How are you going to do a "safe" switch without bounds checking?  The good
examples I have seen do this via a jump table rather than a dozen compare
and branches.  And a jump table is unsafe without bounds checking unless you
_know_ what the test variable will contain...




>
>>2.  you know whether a value can be positive, negative, or both.  The
>>compiler can't.
>
>Why does this matter?
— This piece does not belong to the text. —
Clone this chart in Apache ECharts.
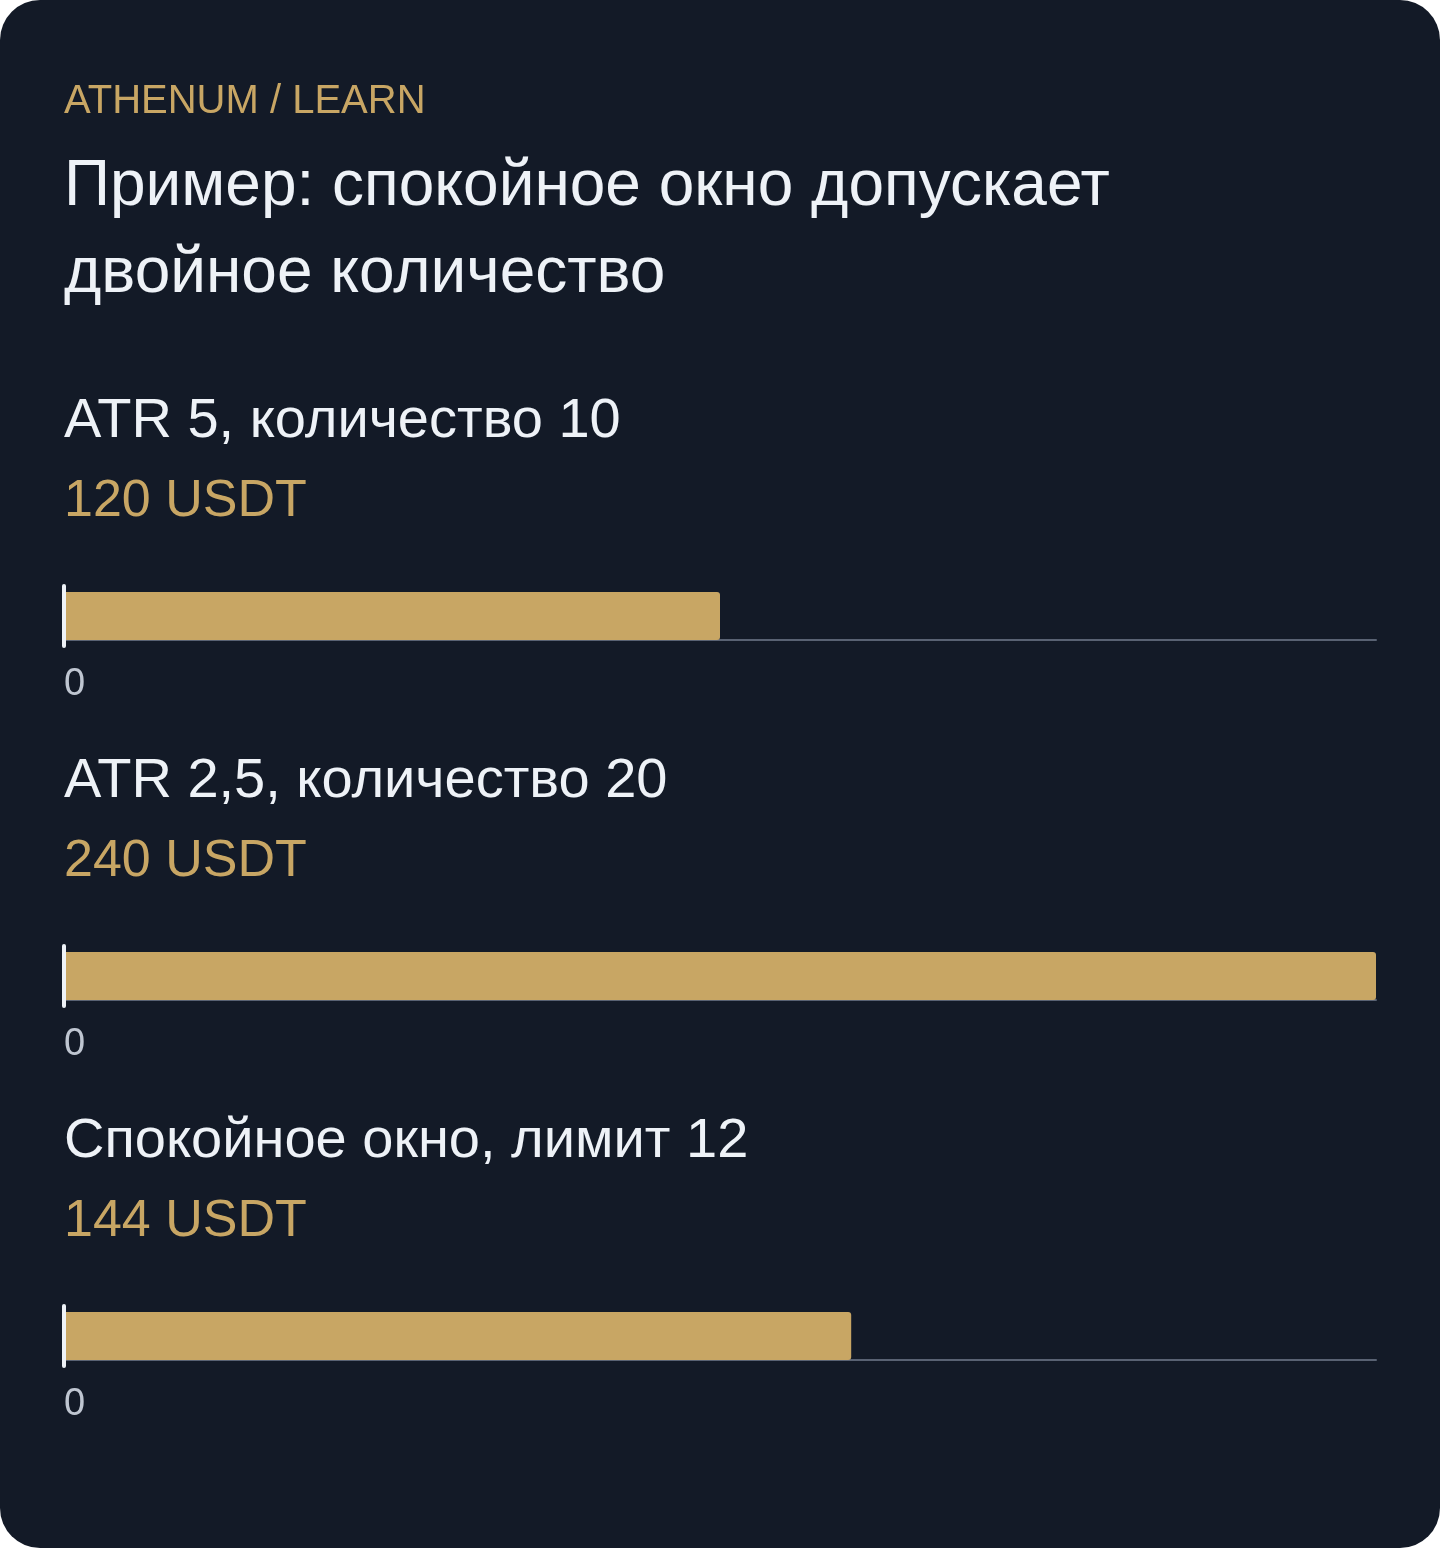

Just deal with 32 bits (or whatever your word size is) and
>call it good.

And when you move chars to full-word values, do you sign-extend or not?
Etc.  Can you put 4 chars in one register and get away with it or will the
sign be destroyed?  Does it even have a sign in some cases?  The compiler
can't possibly know...






>
>>3.  you know whether a value can exceed (say) 127 or not.  The compiler can't.
>
>Again, why does this matter?


Because it fits in 7 bits if it doesn't...




>
>>4.  You know how many registers the CPU has and can design code around that,
>>while C doesn't give you such control.
>
>You can change the C until it produces the assembly that you want.

Hardly...

>
>>5.  you know exactly which registers procedure "x" will destroy, so you don't
>>have to save everything before calling it.  If you are careful, you don't have
>>to save _anything_.
>
>The really strict calling conventions that you're thinking of here are no longer
>present in today's compilers.
>
>-Tom

Have you looked at the output from a procedure call???